◆ **Task objective**
Lines from the one containing "Rebuild this chart" to the one containing "fig.savefig('out.png', dpi=100)", both lines included, are to be extracted exactly from the data below; pictures are excluded.

-- Start of Records provided --

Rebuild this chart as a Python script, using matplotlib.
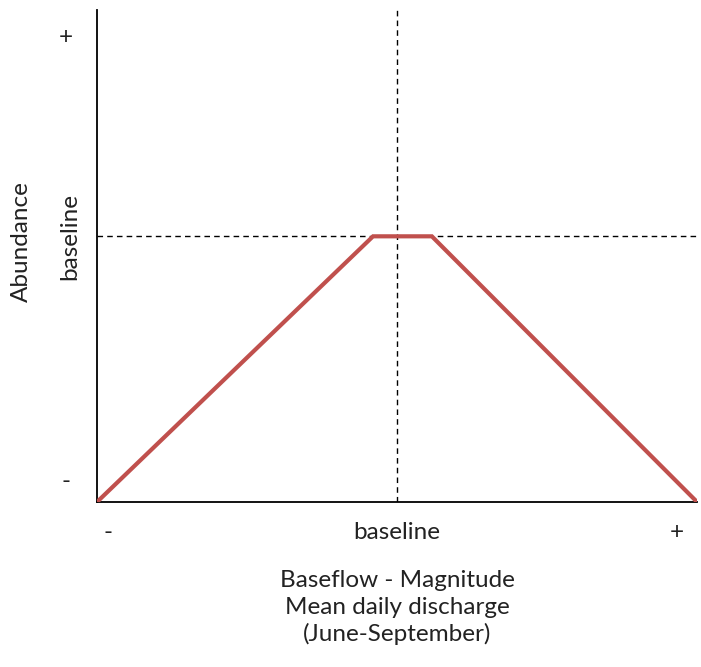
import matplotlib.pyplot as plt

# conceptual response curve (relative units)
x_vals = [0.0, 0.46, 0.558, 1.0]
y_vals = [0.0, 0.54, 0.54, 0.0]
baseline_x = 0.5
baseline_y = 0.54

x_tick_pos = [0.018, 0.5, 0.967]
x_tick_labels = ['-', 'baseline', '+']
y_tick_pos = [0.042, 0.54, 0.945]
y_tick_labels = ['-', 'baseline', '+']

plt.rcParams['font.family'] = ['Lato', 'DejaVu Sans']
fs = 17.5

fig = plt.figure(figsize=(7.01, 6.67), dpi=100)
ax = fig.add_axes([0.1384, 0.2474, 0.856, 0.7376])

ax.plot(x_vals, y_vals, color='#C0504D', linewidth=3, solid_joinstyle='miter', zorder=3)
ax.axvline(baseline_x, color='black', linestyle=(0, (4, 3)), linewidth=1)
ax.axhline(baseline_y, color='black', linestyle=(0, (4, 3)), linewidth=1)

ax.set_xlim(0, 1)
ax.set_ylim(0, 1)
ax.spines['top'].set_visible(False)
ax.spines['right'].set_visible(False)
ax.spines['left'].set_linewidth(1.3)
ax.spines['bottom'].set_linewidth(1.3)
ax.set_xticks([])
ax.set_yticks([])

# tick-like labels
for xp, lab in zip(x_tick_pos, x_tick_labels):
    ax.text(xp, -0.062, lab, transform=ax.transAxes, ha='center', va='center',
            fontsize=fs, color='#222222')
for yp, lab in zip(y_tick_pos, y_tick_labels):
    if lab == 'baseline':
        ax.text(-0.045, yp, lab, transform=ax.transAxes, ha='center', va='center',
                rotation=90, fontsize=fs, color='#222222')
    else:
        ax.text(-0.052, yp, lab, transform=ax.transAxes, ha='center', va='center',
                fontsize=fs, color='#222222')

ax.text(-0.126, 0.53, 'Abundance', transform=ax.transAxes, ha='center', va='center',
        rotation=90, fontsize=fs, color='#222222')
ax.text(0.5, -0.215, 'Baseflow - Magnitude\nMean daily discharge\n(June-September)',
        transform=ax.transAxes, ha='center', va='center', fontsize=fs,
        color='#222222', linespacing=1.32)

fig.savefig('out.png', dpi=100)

-- End of Records provided --
-- Start of Records provided --

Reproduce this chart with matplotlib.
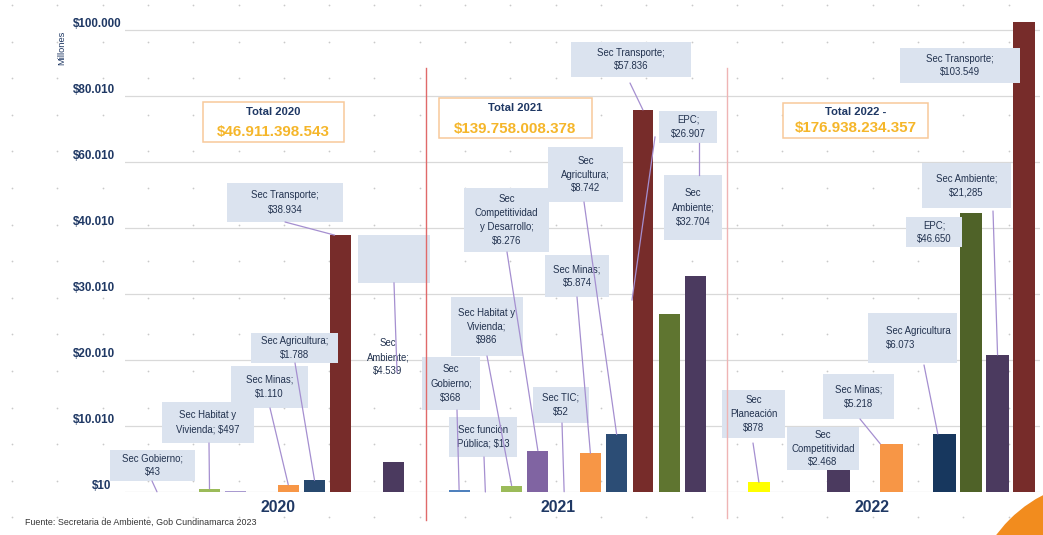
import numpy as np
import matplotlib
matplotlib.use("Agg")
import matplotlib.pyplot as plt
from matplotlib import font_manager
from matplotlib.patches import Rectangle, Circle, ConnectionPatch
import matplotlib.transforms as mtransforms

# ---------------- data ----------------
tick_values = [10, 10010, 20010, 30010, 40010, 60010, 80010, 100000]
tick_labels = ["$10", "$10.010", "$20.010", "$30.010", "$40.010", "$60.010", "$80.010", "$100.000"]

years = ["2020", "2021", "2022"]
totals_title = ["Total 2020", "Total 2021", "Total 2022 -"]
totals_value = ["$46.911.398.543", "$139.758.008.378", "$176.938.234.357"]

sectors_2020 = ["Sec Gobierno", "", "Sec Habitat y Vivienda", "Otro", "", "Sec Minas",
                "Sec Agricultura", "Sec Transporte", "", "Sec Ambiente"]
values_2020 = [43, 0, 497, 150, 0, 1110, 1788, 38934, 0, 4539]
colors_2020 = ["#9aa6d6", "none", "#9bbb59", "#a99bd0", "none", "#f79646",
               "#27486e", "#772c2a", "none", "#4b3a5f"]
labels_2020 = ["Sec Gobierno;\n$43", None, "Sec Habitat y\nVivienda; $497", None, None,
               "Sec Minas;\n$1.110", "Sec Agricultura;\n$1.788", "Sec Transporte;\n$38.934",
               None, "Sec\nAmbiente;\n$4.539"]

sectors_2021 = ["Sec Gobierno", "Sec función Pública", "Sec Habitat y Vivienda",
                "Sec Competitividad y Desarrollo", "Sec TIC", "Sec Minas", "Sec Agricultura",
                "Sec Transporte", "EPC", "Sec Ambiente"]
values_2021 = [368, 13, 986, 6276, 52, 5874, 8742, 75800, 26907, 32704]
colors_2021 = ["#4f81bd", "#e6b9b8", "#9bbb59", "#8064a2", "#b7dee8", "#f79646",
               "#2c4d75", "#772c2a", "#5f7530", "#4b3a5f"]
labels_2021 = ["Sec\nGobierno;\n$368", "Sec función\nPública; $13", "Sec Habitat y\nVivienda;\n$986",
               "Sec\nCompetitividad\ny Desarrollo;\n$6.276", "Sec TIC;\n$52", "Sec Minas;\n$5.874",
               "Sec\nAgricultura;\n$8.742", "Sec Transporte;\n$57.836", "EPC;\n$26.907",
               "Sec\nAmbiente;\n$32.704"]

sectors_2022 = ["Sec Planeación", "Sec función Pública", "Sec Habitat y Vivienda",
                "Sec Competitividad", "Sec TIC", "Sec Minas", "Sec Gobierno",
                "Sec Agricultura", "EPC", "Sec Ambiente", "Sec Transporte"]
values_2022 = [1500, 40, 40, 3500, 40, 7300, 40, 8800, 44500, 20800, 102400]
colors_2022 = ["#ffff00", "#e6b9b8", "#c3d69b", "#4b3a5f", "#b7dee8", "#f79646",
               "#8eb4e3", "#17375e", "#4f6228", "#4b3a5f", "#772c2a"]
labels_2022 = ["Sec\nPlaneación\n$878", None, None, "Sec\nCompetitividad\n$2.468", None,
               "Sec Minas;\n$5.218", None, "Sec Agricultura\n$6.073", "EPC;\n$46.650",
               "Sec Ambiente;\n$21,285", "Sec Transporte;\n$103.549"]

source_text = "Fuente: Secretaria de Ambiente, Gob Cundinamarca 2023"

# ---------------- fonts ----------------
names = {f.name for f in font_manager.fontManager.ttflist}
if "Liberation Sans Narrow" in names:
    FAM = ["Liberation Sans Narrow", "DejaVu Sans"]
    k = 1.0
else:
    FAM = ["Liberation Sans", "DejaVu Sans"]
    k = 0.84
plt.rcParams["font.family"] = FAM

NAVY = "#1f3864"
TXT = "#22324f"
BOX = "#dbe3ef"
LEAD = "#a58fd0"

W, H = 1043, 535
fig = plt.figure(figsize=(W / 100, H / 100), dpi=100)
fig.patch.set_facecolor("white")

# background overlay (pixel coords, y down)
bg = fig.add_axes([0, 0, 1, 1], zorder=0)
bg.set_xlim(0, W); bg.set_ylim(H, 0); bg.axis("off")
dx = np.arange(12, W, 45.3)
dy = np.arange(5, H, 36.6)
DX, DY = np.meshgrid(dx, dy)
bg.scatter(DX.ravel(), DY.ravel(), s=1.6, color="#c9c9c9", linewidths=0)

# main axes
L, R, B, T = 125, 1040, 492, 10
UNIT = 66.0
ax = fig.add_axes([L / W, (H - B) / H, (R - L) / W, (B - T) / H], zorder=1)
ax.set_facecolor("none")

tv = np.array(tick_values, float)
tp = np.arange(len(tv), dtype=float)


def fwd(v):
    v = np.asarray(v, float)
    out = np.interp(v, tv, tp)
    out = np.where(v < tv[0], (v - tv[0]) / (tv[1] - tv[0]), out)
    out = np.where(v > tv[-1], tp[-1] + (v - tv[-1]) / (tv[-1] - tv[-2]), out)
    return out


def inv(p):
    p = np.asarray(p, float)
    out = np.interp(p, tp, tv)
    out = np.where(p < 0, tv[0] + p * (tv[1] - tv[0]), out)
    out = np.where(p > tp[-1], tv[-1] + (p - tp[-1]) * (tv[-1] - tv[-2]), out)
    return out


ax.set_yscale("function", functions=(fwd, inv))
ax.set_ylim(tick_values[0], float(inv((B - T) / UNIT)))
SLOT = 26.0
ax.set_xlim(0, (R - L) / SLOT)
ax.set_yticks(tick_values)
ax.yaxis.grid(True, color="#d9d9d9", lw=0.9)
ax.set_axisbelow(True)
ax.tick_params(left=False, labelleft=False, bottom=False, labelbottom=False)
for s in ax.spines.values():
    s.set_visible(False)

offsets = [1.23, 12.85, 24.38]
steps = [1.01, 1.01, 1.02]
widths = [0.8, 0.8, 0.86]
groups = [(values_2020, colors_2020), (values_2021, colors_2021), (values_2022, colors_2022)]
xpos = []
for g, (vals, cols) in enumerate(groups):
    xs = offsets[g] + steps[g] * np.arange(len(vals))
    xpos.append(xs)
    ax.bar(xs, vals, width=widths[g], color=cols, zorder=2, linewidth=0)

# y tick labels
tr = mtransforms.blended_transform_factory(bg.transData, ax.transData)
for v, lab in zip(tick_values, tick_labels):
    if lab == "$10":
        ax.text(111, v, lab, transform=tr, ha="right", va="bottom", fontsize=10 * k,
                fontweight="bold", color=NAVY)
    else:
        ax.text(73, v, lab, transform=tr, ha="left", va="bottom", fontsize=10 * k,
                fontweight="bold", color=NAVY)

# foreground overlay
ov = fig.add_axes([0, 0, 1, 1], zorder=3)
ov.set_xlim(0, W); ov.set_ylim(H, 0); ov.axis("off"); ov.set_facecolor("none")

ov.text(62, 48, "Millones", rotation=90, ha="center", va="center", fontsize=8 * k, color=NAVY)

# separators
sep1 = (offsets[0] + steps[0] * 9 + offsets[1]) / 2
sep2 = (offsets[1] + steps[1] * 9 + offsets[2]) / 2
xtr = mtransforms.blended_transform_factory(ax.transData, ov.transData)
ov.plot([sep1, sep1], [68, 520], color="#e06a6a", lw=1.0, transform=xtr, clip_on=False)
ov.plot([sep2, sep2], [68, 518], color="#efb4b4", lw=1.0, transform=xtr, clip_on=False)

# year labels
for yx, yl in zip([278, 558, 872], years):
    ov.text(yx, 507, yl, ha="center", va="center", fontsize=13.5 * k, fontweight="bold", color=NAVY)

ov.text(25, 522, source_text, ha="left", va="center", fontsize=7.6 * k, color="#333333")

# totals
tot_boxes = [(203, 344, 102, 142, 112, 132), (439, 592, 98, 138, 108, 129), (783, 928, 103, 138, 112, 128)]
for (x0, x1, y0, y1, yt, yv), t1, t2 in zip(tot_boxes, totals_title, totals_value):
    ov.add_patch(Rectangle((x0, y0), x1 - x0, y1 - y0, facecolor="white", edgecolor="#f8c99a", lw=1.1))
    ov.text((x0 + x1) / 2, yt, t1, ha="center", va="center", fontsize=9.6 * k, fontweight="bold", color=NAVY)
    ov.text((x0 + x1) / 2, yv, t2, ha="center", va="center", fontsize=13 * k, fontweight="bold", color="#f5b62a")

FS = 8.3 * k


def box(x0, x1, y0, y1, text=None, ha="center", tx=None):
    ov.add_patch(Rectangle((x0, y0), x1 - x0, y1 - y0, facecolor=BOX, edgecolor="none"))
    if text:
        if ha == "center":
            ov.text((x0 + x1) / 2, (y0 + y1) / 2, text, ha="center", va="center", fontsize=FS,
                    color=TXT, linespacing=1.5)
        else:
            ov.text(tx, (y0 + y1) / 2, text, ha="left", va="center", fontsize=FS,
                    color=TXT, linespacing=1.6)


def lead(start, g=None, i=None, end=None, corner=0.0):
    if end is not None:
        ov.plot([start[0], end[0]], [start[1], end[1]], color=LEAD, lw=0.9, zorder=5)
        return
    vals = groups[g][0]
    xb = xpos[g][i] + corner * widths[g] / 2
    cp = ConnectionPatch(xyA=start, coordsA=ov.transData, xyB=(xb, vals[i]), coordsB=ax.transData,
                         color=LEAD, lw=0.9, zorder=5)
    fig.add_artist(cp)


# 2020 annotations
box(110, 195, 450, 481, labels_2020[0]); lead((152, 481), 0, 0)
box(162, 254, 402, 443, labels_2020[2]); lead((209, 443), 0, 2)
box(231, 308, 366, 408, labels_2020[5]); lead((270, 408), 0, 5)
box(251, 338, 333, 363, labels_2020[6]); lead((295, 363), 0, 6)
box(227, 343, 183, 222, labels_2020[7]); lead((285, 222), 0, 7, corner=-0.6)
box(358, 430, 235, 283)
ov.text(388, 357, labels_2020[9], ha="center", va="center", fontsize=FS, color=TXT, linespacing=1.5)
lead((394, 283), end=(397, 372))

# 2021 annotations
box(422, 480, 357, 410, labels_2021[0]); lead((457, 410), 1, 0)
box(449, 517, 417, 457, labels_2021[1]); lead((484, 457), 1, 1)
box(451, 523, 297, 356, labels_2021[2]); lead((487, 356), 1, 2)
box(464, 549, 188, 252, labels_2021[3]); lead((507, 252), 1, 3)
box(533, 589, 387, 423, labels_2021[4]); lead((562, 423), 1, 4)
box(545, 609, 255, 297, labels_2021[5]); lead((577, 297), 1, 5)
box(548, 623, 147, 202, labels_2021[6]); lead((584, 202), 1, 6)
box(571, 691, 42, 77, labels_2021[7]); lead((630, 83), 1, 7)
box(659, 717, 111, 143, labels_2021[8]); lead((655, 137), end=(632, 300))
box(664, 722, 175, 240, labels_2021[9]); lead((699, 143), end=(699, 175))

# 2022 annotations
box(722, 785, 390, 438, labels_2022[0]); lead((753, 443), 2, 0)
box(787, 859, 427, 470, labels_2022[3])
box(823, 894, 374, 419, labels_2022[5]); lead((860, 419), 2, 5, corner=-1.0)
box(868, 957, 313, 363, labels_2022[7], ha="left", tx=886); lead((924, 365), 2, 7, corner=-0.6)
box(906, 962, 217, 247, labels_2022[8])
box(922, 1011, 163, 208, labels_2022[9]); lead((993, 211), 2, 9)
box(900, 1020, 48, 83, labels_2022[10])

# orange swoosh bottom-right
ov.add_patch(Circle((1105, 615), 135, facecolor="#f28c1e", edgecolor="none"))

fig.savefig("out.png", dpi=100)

-- End of Records provided --

◆ **Expected answer**
Rebuild this chart as a Python script, using matplotlib.
import matplotlib.pyplot as plt

# conceptual response curve (relative units)
x_vals = [0.0, 0.46, 0.558, 1.0]
y_vals = [0.0, 0.54, 0.54, 0.0]
baseline_x = 0.5
baseline_y = 0.54

x_tick_pos = [0.018, 0.5, 0.967]
x_tick_labels = ['-', 'baseline', '+']
y_tick_pos = [0.042, 0.54, 0.945]
y_tick_labels = ['-', 'baseline', '+']

plt.rcParams['font.family'] = ['Lato', 'DejaVu Sans']
fs = 17.5

fig = plt.figure(figsize=(7.01, 6.67), dpi=100)
ax = fig.add_axes([0.1384, 0.2474, 0.856, 0.7376])

ax.plot(x_vals, y_vals, color='#C0504D', linewidth=3, solid_joinstyle='miter', zorder=3)
ax.axvline(baseline_x, color='black', linestyle=(0, (4, 3)), linewidth=1)
ax.axhline(baseline_y, color='black', linestyle=(0, (4, 3)), linewidth=1)

ax.set_xlim(0, 1)
ax.set_ylim(0, 1)
ax.spines['top'].set_visible(False)
ax.spines['right'].set_visible(False)
ax.spines['left'].set_linewidth(1.3)
ax.spines['bottom'].set_linewidth(1.3)
ax.set_xticks([])
ax.set_yticks([])

# tick-like labels
for xp, lab in zip(x_tick_pos, x_tick_labels):
    ax.text(xp, -0.062, lab, transform=ax.transAxes, ha='center', va='center',
            fontsize=fs, color='#222222')
for yp, lab in zip(y_tick_pos, y_tick_labels):
    if lab == 'baseline':
        ax.text(-0.045, yp, lab, transform=ax.transAxes, ha='center', va='center',
                rotation=90, fontsize=fs, color='#222222')
    else:
        ax.text(-0.052, yp, lab, transform=ax.transAxes, ha='center', va='center',
                fontsize=fs, color='#222222')

ax.text(-0.126, 0.53, 'Abundance', transform=ax.transAxes, ha='center', va='center',
        rotation=90, fontsize=fs, color='#222222')
ax.text(0.5, -0.215, 'Baseflow - Magnitude\nMean daily discharge\n(June-September)',
        transform=ax.transAxes, ha='center', va='center', fontsize=fs,
        color='#222222', linespacing=1.32)

fig.savefig('out.png', dpi=100)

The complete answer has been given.